Posted Thursday, April 15, 2010, at 10:17 AM
Russia formally suspended U.S. adoptions today. With the outrage and publicity that's surrounded the case of Torry Hansen, the woman who put her adopted 7-year-old son on a plane back to Russia, the suspension was almost a foregone conclusion. (iI's worth noting that when a woman abandoned an adopted Guatemalan boy in a Florida airport upon arrival in the United States to little or no publicity, no formal actions were taken by either country.) Russia is embarrassed; it was bound to act, and now it has, seeking an agreement that will allow it to "monitor" the living conditions of Russian children adopted to the United States . They might also want to look closer to home.

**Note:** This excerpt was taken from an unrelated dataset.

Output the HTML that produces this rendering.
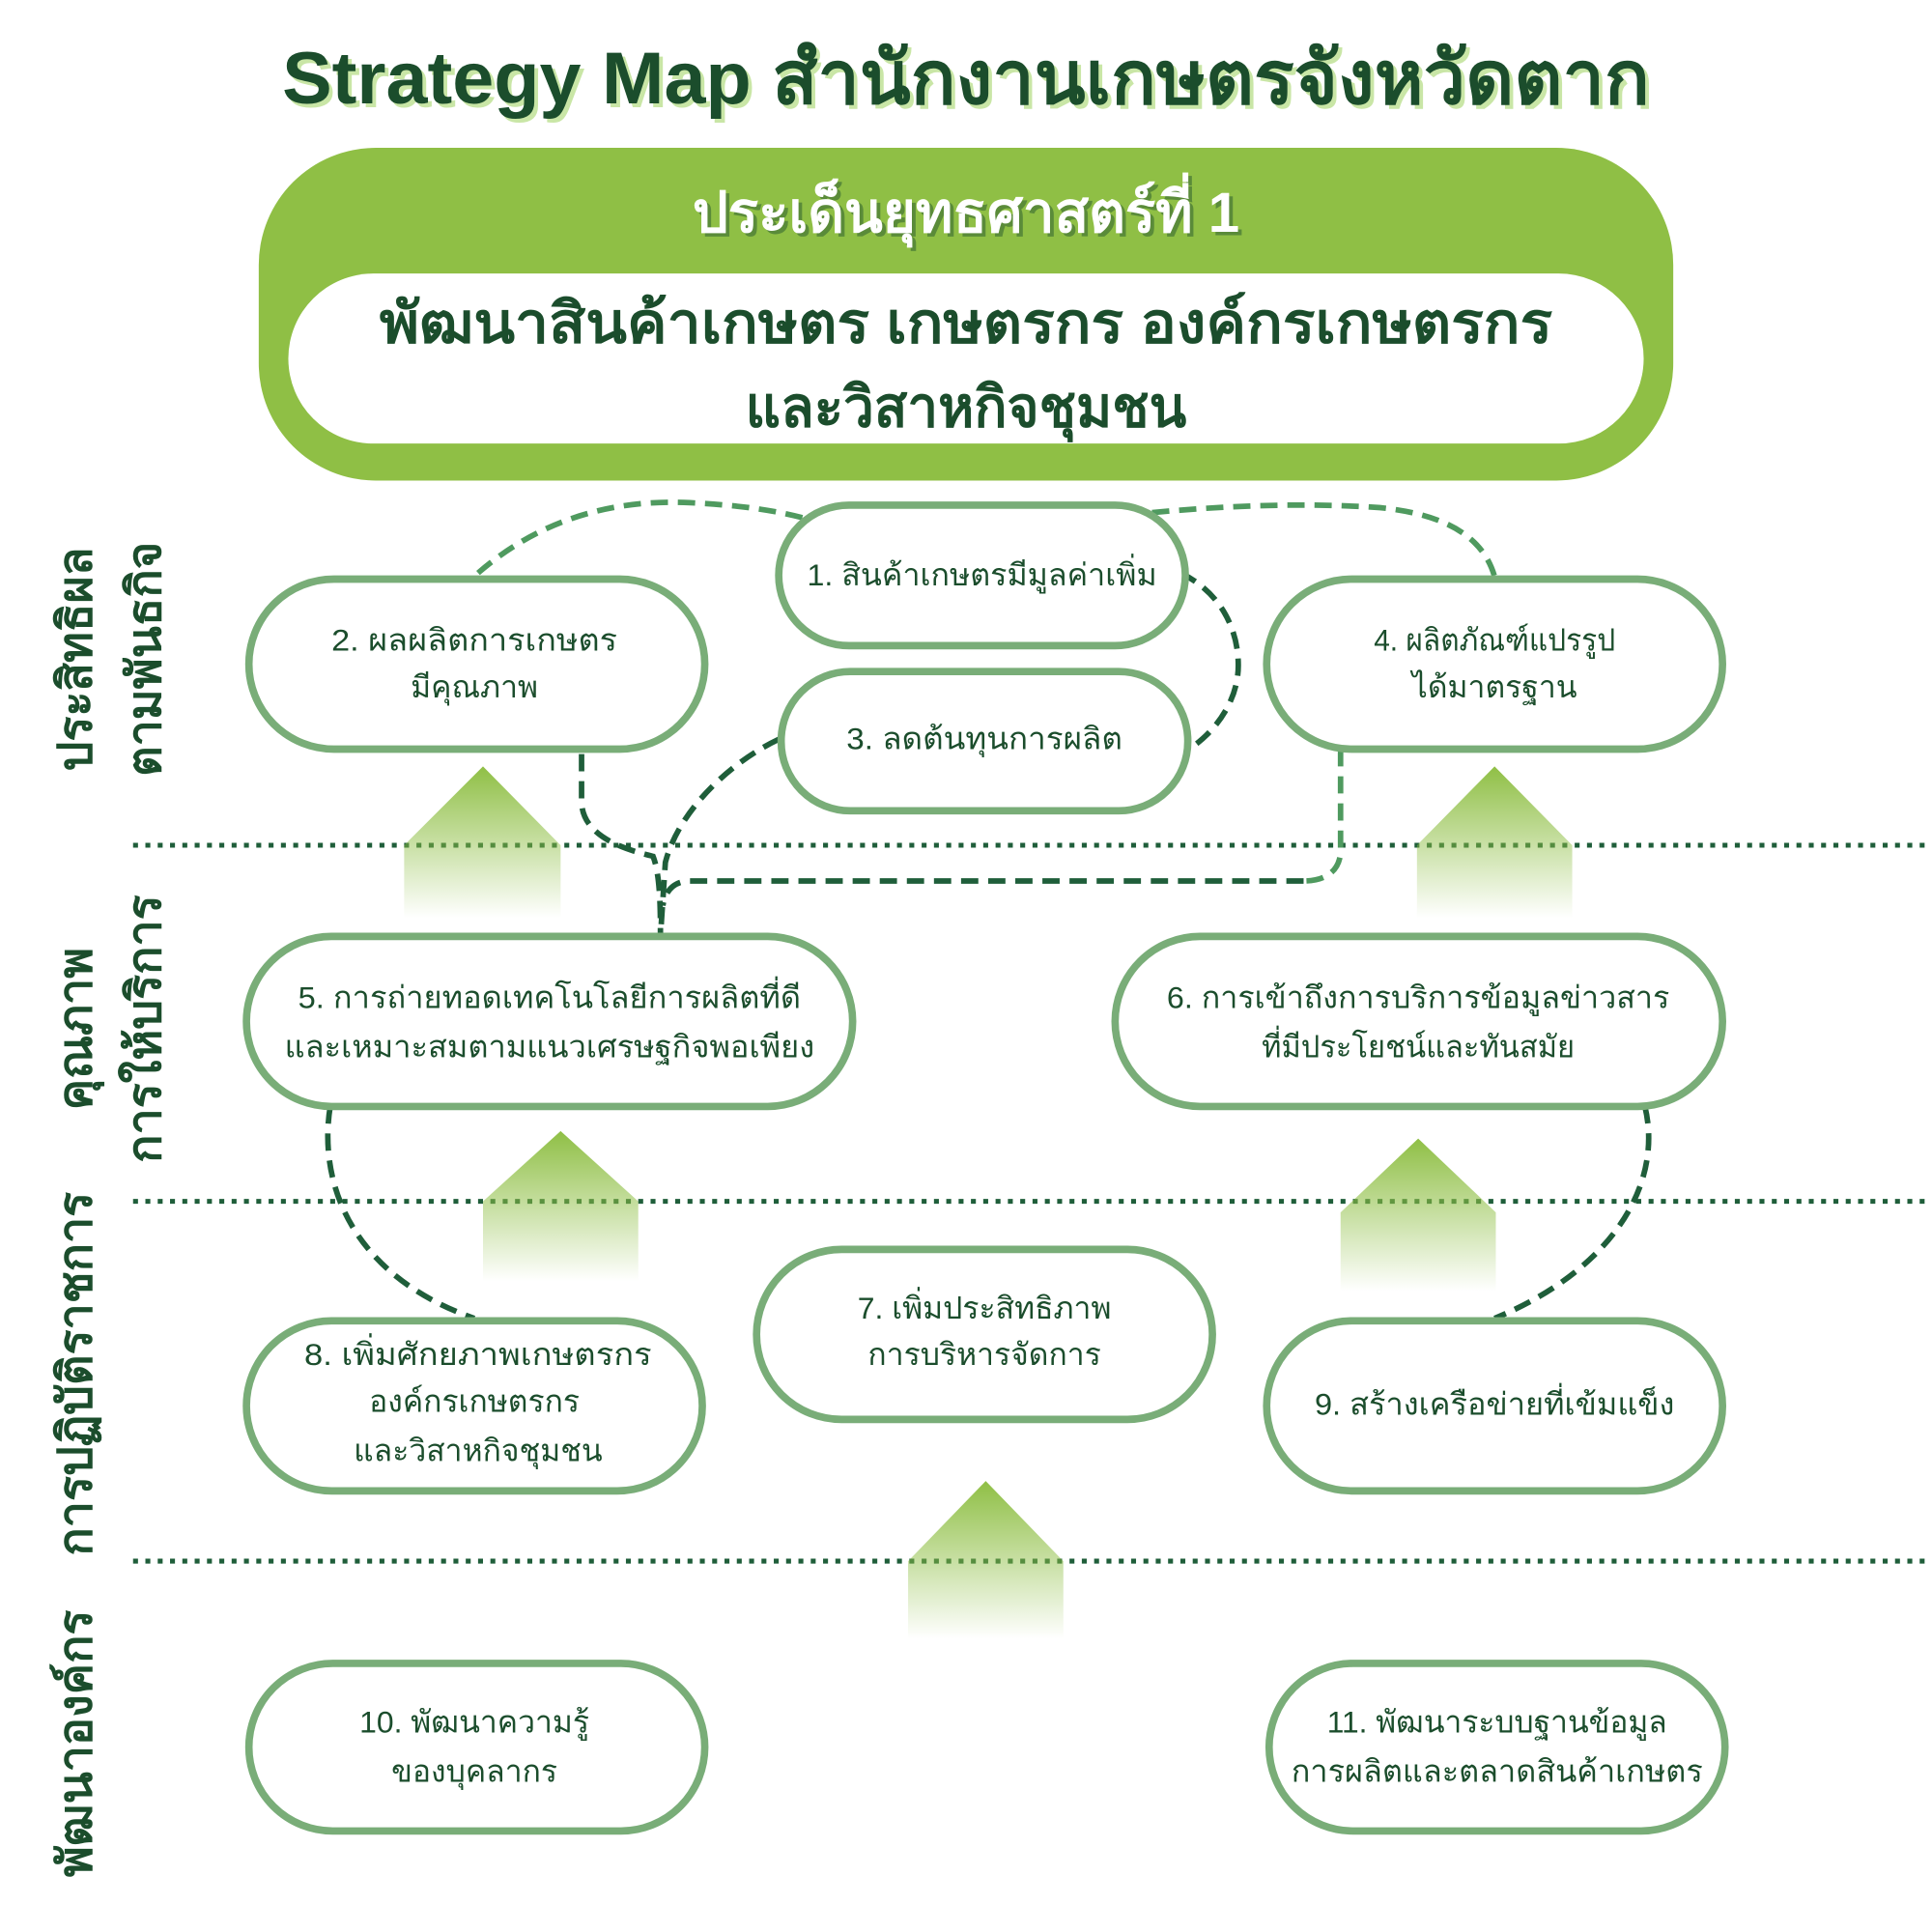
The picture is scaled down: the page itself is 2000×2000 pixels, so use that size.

Doctors and other professionals who, anecdotally, say they see a higher percentage of adoption disruptions (that's the word used when an adoptive family gives up a child) and the need for serious psychological help among children adopted from Russian and other Eastern European countries have long placed some of the blame on the institutional systems . Children who are physically cared for, but not given a chance to bond with a particular caregiver, can later have a more difficult time "attaching" to anyone at all. It seems counterintuitive, but the harder it is for a child to part with his previous home-whether it's an orphanage or a foster home-the easier it is for him to grieve and then adapt to a new place. That's all very cold, clinical language to cover a messy reality.
Russia can suspend adoptions-and it's not clear yet what that will mean: The two families traveling in Russia that I mentioned in my article about my own adoption process report that they've been allowed to continue, while families who've traveled once to meet their children and are waiting to return and finalize their adoptions are uncertain what will happen next. It can increase its "monitoring" of Russian children adopted to the United States, but without improvements in its own institutions, it will still be monitoring the same children, in the same situations. A disrupted adoption that tears apart the family and the child involved is still a tragedy, even if it isn't news.